▸ **Problem**: Exactly retype the lines from the top of the data through the line containing "const py = v => (BASE - v) / plotH;", leaving out every picture.

▸ **Source excerpt**:

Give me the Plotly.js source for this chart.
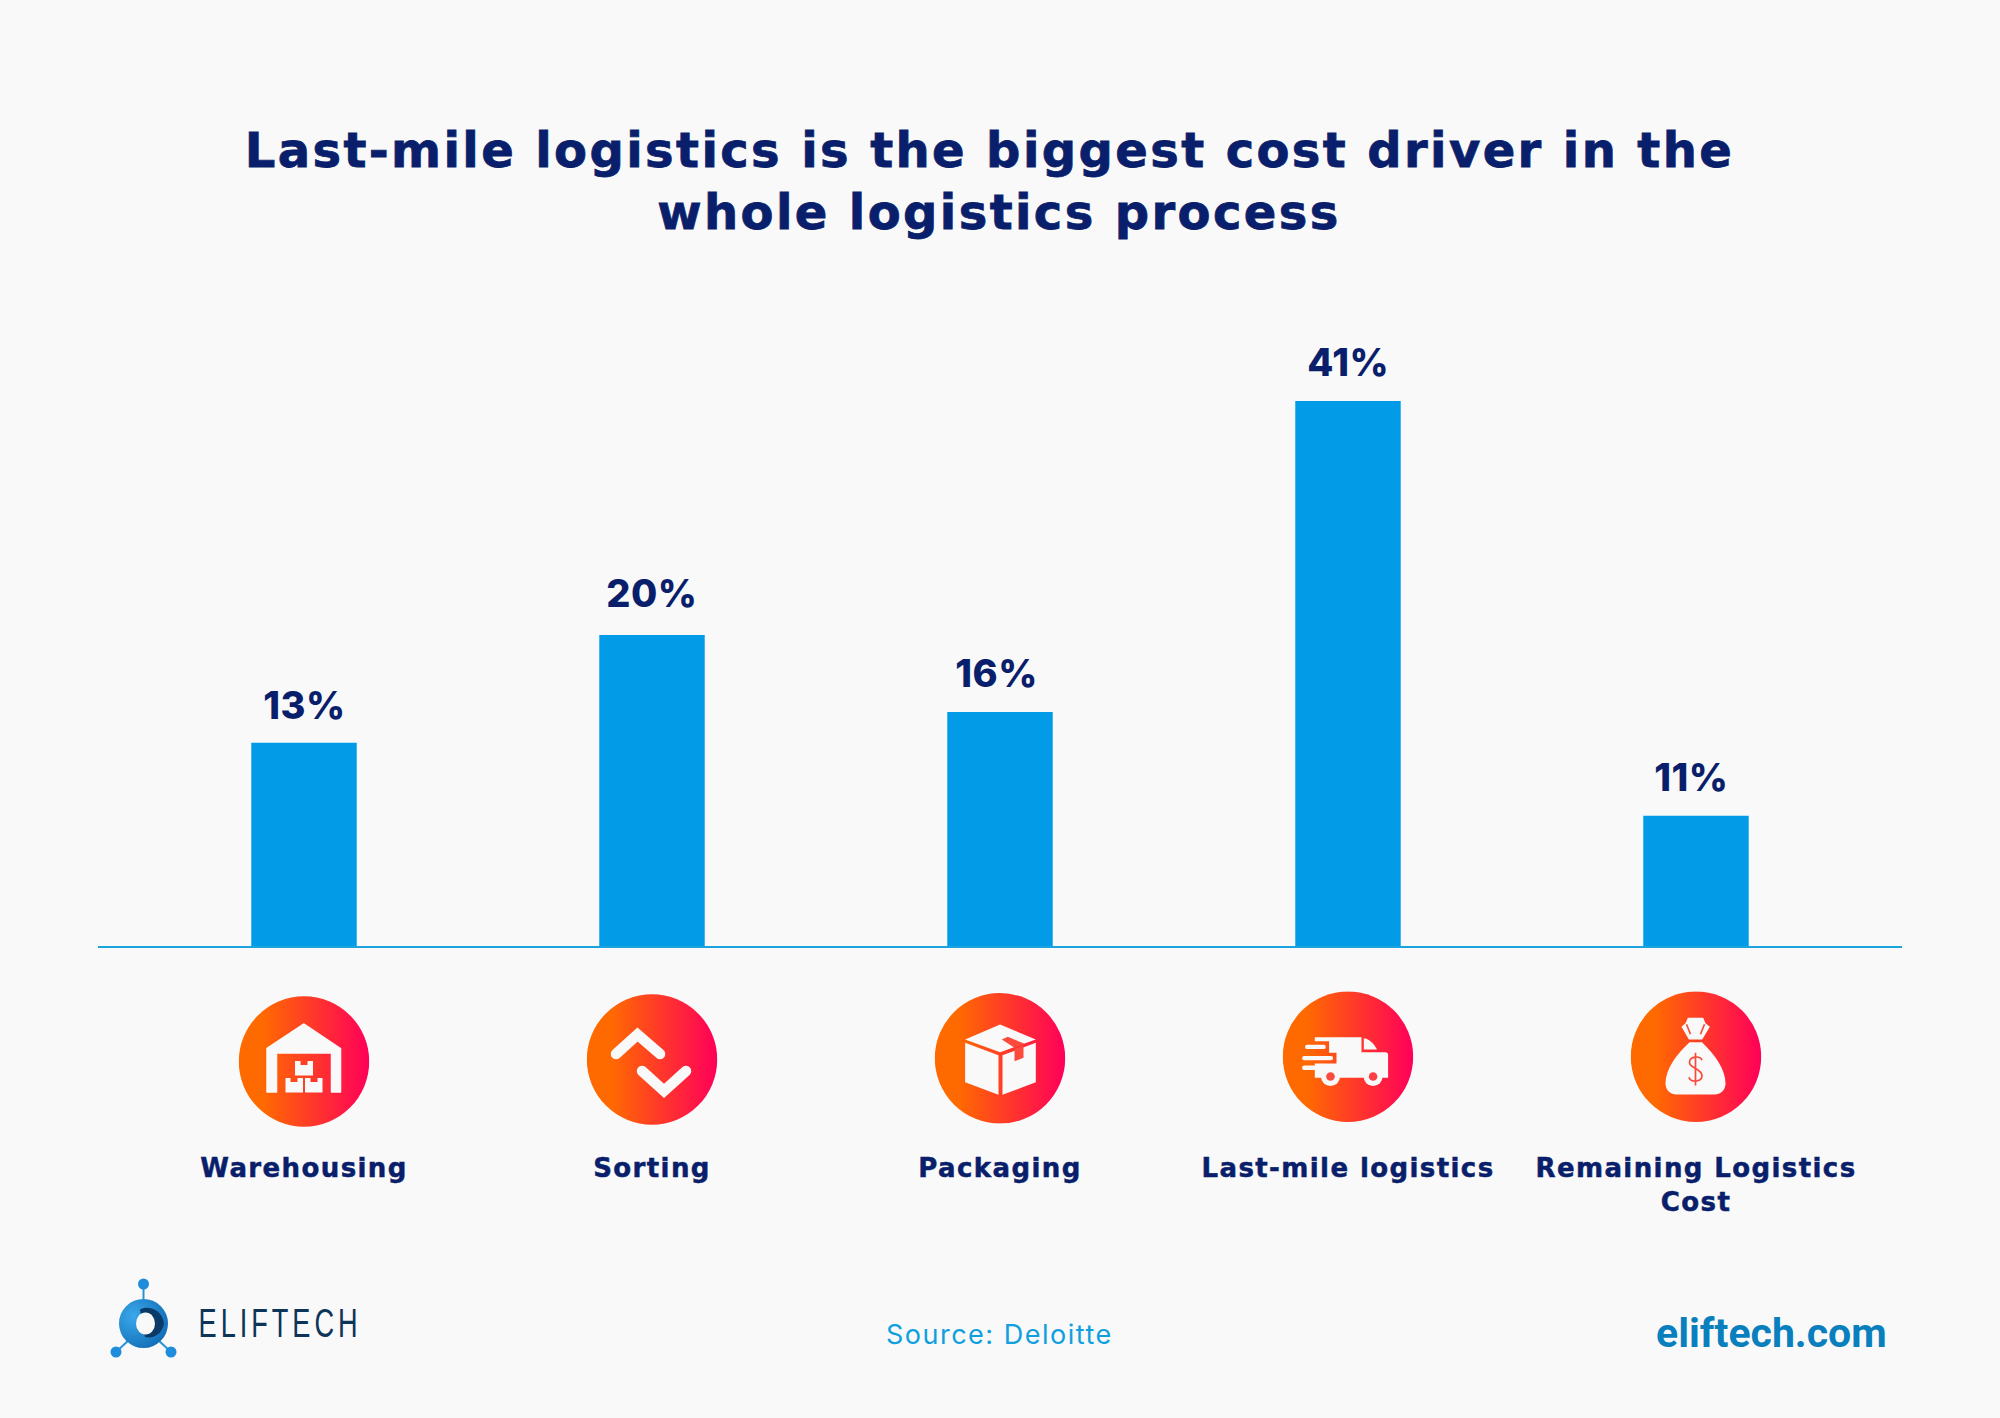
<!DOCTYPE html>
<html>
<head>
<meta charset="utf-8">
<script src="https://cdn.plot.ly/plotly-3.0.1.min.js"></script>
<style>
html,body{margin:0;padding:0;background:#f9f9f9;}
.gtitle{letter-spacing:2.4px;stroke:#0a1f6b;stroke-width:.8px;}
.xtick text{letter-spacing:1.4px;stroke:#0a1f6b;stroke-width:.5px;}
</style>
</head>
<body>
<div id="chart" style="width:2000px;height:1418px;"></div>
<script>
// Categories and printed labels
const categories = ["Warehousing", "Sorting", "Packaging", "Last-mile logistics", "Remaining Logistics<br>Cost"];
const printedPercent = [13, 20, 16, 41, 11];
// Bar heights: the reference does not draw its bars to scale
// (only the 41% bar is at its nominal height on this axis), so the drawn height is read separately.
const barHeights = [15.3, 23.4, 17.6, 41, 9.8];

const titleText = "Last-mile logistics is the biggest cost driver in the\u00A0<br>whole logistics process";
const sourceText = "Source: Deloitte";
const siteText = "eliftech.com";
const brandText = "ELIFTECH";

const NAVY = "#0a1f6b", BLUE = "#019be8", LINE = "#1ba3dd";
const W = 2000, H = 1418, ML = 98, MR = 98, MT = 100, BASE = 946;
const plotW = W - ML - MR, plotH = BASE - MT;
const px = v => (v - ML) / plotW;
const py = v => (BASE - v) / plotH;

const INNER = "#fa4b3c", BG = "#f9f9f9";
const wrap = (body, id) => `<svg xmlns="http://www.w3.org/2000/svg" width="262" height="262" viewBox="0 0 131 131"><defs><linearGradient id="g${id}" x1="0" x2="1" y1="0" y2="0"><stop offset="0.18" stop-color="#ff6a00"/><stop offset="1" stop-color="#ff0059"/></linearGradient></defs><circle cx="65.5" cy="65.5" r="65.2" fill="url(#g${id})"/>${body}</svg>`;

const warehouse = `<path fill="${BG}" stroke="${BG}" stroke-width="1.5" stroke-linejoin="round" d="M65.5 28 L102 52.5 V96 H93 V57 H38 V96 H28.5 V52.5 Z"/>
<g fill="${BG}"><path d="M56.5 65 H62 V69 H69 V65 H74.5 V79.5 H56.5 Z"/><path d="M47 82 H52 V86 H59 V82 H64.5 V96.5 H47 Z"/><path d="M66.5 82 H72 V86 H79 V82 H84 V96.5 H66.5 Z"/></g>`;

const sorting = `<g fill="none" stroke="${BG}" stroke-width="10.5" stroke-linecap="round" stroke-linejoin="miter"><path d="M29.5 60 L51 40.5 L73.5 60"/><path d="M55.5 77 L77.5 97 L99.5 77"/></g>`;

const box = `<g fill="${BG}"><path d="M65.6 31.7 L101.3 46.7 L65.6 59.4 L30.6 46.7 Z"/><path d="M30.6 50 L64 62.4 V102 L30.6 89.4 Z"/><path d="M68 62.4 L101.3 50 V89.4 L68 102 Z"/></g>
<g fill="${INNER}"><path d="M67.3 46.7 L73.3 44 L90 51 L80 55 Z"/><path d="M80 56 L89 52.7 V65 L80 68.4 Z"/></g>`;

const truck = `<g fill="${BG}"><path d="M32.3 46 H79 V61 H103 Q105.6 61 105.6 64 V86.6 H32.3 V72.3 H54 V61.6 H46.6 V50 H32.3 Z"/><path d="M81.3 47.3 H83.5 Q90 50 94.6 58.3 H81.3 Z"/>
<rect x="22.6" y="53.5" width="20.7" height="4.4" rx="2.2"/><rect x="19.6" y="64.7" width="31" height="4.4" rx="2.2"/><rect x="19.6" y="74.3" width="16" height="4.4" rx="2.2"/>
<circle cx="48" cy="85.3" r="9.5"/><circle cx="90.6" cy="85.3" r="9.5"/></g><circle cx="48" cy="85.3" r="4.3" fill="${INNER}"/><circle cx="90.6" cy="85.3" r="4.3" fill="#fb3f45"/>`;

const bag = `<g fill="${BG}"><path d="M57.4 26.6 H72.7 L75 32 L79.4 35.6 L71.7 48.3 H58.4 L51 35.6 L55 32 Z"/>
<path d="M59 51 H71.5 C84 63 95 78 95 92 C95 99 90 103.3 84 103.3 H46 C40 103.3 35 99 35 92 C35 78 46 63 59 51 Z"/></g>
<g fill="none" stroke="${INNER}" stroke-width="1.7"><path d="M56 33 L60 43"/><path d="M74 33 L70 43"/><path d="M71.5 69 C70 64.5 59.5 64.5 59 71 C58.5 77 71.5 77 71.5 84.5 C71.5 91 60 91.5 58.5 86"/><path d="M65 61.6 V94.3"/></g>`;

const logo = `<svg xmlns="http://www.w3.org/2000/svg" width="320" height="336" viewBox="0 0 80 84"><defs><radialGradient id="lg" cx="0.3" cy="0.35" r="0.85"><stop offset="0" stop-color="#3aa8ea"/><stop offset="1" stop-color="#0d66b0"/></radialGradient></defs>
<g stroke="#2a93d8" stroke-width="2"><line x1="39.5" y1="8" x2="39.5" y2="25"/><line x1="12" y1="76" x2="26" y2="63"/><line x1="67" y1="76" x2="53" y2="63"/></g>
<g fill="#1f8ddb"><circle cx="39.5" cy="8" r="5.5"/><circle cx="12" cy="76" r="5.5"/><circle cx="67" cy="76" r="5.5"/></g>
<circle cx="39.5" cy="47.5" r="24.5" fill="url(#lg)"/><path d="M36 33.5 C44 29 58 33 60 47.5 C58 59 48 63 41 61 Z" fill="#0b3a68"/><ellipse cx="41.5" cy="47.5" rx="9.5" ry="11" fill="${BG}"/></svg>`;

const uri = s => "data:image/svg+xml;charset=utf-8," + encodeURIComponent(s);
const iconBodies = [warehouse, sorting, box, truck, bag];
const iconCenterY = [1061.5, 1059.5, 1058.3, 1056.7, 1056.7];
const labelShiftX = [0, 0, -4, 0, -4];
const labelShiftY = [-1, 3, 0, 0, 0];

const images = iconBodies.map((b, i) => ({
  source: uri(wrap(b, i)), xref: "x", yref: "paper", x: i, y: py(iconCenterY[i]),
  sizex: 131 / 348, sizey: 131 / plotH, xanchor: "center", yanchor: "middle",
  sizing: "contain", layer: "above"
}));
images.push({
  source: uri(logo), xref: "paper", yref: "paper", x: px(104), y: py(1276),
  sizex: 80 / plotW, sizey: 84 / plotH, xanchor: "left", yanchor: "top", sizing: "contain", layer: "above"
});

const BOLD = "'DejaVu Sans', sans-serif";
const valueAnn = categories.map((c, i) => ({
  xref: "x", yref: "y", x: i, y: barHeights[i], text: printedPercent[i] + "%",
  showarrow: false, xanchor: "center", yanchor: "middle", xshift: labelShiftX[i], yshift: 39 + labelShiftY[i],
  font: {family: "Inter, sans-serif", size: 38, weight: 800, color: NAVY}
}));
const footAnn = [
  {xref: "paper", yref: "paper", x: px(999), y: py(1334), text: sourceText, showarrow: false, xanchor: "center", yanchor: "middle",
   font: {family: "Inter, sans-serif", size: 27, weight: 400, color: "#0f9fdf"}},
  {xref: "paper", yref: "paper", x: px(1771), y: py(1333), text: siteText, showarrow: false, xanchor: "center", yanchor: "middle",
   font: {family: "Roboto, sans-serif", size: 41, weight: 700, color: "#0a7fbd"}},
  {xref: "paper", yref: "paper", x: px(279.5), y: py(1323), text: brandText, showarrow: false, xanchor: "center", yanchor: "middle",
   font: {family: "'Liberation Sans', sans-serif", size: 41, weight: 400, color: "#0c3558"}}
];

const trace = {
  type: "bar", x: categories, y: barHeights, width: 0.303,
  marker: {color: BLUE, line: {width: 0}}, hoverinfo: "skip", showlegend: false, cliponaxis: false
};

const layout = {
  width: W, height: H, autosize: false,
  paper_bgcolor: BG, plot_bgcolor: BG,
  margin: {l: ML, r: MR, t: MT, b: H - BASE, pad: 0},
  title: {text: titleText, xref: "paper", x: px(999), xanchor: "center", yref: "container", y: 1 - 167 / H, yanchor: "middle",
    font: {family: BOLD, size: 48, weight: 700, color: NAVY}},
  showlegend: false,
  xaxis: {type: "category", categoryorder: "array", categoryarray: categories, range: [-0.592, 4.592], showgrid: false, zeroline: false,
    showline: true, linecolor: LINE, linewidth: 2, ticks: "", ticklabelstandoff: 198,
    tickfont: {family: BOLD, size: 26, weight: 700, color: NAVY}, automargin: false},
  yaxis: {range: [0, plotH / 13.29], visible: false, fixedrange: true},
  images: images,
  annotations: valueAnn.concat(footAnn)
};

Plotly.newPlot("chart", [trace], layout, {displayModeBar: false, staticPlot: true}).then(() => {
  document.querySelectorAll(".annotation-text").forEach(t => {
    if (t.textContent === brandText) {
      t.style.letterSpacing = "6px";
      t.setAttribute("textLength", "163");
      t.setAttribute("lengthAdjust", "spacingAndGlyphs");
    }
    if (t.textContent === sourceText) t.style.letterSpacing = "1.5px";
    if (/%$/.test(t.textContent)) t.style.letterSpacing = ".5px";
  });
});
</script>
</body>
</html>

▸ **Answer in full**:
Give me the Plotly.js source for this chart.
<!DOCTYPE html>
<html>
<head>
<meta charset="utf-8">
<script src="https://cdn.plot.ly/plotly-3.0.1.min.js"></script>
<style>
html,body{margin:0;padding:0;background:#f9f9f9;}
.gtitle{letter-spacing:2.4px;stroke:#0a1f6b;stroke-width:.8px;}
.xtick text{letter-spacing:1.4px;stroke:#0a1f6b;stroke-width:.5px;}
</style>
</head>
<body>
<div id="chart" style="width:2000px;height:1418px;"></div>
<script>
// Categories and printed labels
const categories = ["Warehousing", "Sorting", "Packaging", "Last-mile logistics", "Remaining Logistics<br>Cost"];
const printedPercent = [13, 20, 16, 41, 11];
// Bar heights: the reference does not draw its bars to scale
// (only the 41% bar is at its nominal height on this axis), so the drawn height is read separately.
const barHeights = [15.3, 23.4, 17.6, 41, 9.8];

const titleText = "Last-mile logistics is the biggest cost driver in the\u00A0<br>whole logistics process";
const sourceText = "Source: Deloitte";
const siteText = "eliftech.com";
const brandText = "ELIFTECH";

const NAVY = "#0a1f6b", BLUE = "#019be8", LINE = "#1ba3dd";
const W = 2000, H = 1418, ML = 98, MR = 98, MT = 100, BASE = 946;
const plotW = W - ML - MR, plotH = BASE - MT;
const px = v => (v - ML) / plotW;
const py = v => (BASE - v) / plotH;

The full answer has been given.